Hi MsDora, yes I can quite believe it, my sons best friend who he has known since he was three years old is black, and one year he went on holiday to Greece, when he came back he was really so much darker, and joked he had a suntan, I remember asking him if he had used tan lotion and he said no, why would he need it?! I told him that he could still burn even though he was darker skinned than my fair son, after that he did use it, but it never dawned on him, so this is really useful and I do hope it does bring awareness to darker skinned people, voted up and shared all the way, nell

Dora Weithers (author) from The Caribbean on June 06, 2014:

Thank you, Devika. There is still so much for us to learn.

Devika Primić from Dubrovnik, Croatia on June 06, 2014:

I tweeted and Facebook shared such an import hub and i have learned so much more about this disease. Voted up, useful and interesting.

Dora Weithers (author) from The Caribbean on June 05, 2014:

Eric, thank you for reading. Yes, it is important to share.

Eric Dierker from Spring Valley, CA. U.S.A. on June 05, 2014:

Bravo my friend. Thank you for spreading an important word. Knowledge is so powerful thank you again for sharing yours.

Dora Weithers (author) from The Caribbean on June 05, 2014:

Sheila, thank you. We have the same hope. I already so much more aware.

sheilamyers on June 05, 2014:

Thanks for sharing this information. Hopefully it will make more people aware of the disease and they'll learn what to look for so they can catch it early.

Dora Weithers (author) from The Caribbean on June 05, 2014:

Thank you, Manatita. Some of this information is new to me, and I thought I'd pass it on.

manatita44 from london on June 05, 2014:

Very educational article on skin cancer and in creating an awareness of the dangers for people with dark skin. Loving thoughts.

Dora Weithers (author) from The Caribbean on June 05, 2014:

Jackie, thank you for sharing. Knowing your own body (including the sizes and shapes of those moles) is very helpful, for sure.

Jackie Lynnley from the beautiful south on June 05, 2014:

That sun is for everyone to watch for sure (and tanning beds). I have had to be careful for many years because of medicine I take being more sensitive to the sun; not only the skin but also eyes. It would be harder to detect on a darker person so people really should know their own body and not pass off an unusual coloration for sure! ^+

Dora Weithers (author) from The Caribbean on June 05, 2014:

Thanks,Bill! I actually enjoyed the research, and hope that someone else benefits.

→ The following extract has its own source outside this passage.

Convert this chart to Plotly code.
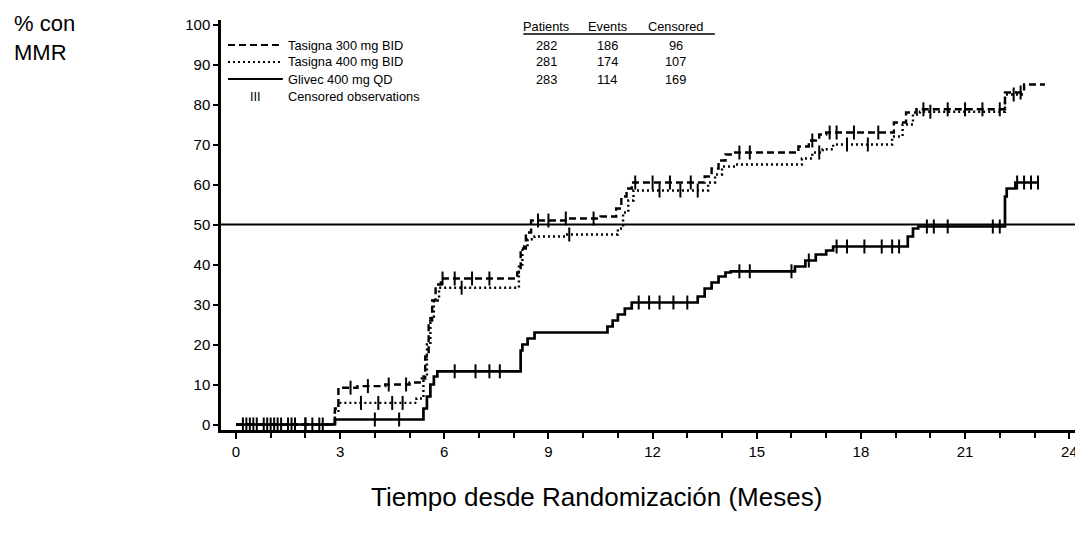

Bill Holland from Olympia, WA on June 05, 2014:

Nice research, great facts, very interesting, and quite important information. Well done, Dora!

Dora Weithers (author) from The Caribbean on June 05, 2014:

Thank you for tweeting the article. I appreciate you.

Al Wordlaw from Chicago on June 05, 2014:

I just exposed this article to Twitter followers! :-)

Dora Weithers (author) from The Caribbean on June 05, 2014:

Word, I learned so much while wrting this article. We really ought to make people aware. Thank you for your comment.

Al Wordlaw from Chicago on June 05, 2014:

Oh, how this is very important information. I strive to live cancer free. Great research MsDora. Voted up!